2019年10月9日、イームズロボティクスとマゼランシステムズジャパンは、パートナーシップ契約を結び協業を開始したことを発表した。

 同パートナーシップ契約の締結により、イームズロボティクスとマゼランシステムズジャパンは中小農業用機械開発分野(ロボット農機)において、両社の関係を強化すると共にイノベーション創出を加速させる。

あらゆる電制御走行車両の自動運転を実現する「自律走行ユニット」の開発

 イームズロボティクスは、国内で自社開発したプログラムにより、ドローンをはじめとする無人機の自動運転を実現している。基礎技術としての自律走行の手法は確立され、マーケットも成熟しつつあるが、従来のGNSS受信機を使った走行性能ではメーター級の誤差があり、地上走行にて実走させる段階になかった。

 マゼランシステムズジャパンは、準天頂衛星「みちびき」のL6信号を受信し、高精度かつ単独測位を実現するGNSS受信機を提供している。同社製の受信機はセンチメートル級の精度を実現しており、イームズロボティクスが開発した自動運転プログラムとの親和性が高いため、UAV(ドローン / 無人航空機)やUGV(無人車両)などのロボット分野において、自律飛行・自律走行を実現するための超高精度による制御が可能となった。

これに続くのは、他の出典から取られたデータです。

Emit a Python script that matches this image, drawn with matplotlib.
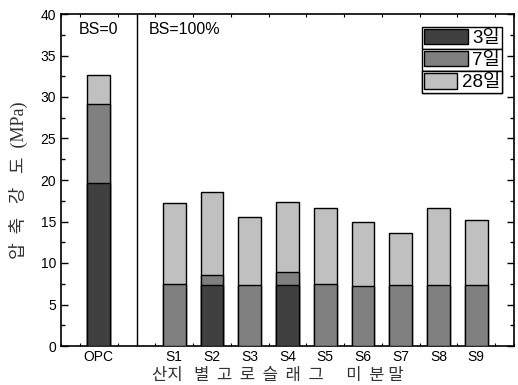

 イームズロボティクスとマゼランシステムズジャパンは、両社の強みを活かした「自動走行ユニット」を共同で開発することで、屋外における高精度で正確な自動運転を実現する、としている。

開発スケジュール予定:
・「自律走行ユニット」の共同開発を開始(2019年夏)
・「自律走行ユニット」のサービスリリース(2020年初旬予定)
・「自律走行ユニット」の量産・販売(2020年予定)

ロボット農機のレベルと各社の開発状況

 農林水産省では、農業用機械の自動運転における技術水準によってレベルを定義しており、レベル0が走行や作業、非常時の緊急操作など全てをオペレーターが手動で実施する「手動操作」、レベル1が慣性計測やGPSなどを備え、直進走行など操作の一部を自動化した「搭乗状態での自動操舵」、レベル2が無人状態で農機が自動走行することが可能だが、オペレーターが圃場内やその周辺から常時監視し、危険の判断や非常時の操作を実施する「有人監視下での自動化・無人化」、そしてオペレーターがモニターなどで遠隔監視する下、自律制御を行うレベル3の「完全無人化」となっている。

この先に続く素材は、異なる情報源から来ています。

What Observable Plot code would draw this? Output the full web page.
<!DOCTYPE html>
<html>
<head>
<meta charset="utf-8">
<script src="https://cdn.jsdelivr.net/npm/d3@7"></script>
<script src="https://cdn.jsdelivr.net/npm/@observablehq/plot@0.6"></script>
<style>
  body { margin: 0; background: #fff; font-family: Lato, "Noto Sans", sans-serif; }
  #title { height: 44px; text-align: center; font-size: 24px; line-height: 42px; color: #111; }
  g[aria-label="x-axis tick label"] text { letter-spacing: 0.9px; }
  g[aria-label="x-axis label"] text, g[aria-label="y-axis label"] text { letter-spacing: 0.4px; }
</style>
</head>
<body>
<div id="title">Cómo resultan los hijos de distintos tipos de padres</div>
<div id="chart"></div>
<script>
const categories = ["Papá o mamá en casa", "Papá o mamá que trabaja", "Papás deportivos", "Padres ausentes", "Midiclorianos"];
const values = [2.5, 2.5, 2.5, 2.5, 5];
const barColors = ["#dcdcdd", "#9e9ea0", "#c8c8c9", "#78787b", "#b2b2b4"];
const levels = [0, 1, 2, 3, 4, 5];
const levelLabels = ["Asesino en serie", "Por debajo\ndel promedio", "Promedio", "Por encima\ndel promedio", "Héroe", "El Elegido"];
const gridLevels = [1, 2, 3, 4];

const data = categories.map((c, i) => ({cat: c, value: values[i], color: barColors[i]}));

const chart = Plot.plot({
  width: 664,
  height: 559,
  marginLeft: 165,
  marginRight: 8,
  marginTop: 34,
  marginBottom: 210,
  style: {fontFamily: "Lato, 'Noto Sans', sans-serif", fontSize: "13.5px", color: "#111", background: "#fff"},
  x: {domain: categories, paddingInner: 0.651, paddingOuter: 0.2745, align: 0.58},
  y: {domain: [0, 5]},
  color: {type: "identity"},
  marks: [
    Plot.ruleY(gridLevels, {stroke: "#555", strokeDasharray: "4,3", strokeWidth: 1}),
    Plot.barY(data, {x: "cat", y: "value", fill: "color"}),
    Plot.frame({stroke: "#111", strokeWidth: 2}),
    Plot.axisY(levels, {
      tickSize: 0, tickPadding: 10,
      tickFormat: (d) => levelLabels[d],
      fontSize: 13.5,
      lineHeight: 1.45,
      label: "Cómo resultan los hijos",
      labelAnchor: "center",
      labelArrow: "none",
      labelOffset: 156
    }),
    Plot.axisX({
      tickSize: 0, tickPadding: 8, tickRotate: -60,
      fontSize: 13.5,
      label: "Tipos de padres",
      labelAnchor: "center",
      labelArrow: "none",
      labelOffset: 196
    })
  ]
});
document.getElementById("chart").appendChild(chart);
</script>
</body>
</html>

 既に、大手農機具メーカーでは、自動運転機能を搭載したトラクタなどが登場しており、GNSS以外にもレーザーセンサや音波センサなどを駆使し、レベル2程度までの自動運転が実現されている。

 一方、中小農機具メーカーでは、開発力不足、資金面から、新たな自律制御化の開発が困難な現状がある。

みちびき対応型UGV自動運転試験

中小農機具メーカー向け「後付け」による自律走行の実現

 ゼロから自動運転システムを開発するよりも、「自律走行ユニット」を後付けすることができれば、自動運転は早く簡単に実現できる。「自律走行ユニット」は、既存の電子制御されている走行車両であれば、マシンの大小関係なく自律走行をさせることが可能である。

 エンジン駆動タイプ、バッテリー駆動タイプなど、動力源が異なる場合でも、操作系が電子制御化されていれば搭載することができる。

 「自律走行ユニット」は、タブレット(Windows対応)から任意でルートを構築し、走行させるモードの他、指定した範囲をジグザグ走行するモードや、特定のポジションで停止、旋回などのアクションを指定することも可能。

 一方、電子制御化された農機具はメーカーごとに制御方法が異なるため、自動運転を実現するためのサービスメニューも用意している。エンジニア立会いのもと「自律走行ユニット」の搭載方法の検討や電気信号の受け渡し方法などについて協議をしたうえで実装し、最終的な量産・販売までを支援する。

 両社から提供する「自律走行ユニット」の最終成果物は、農機具メーカーごとの専用品として量産可能な状態で納品する。「自律走行ユニット」はイームズロボティクス本社(福島県)にて量産の予定。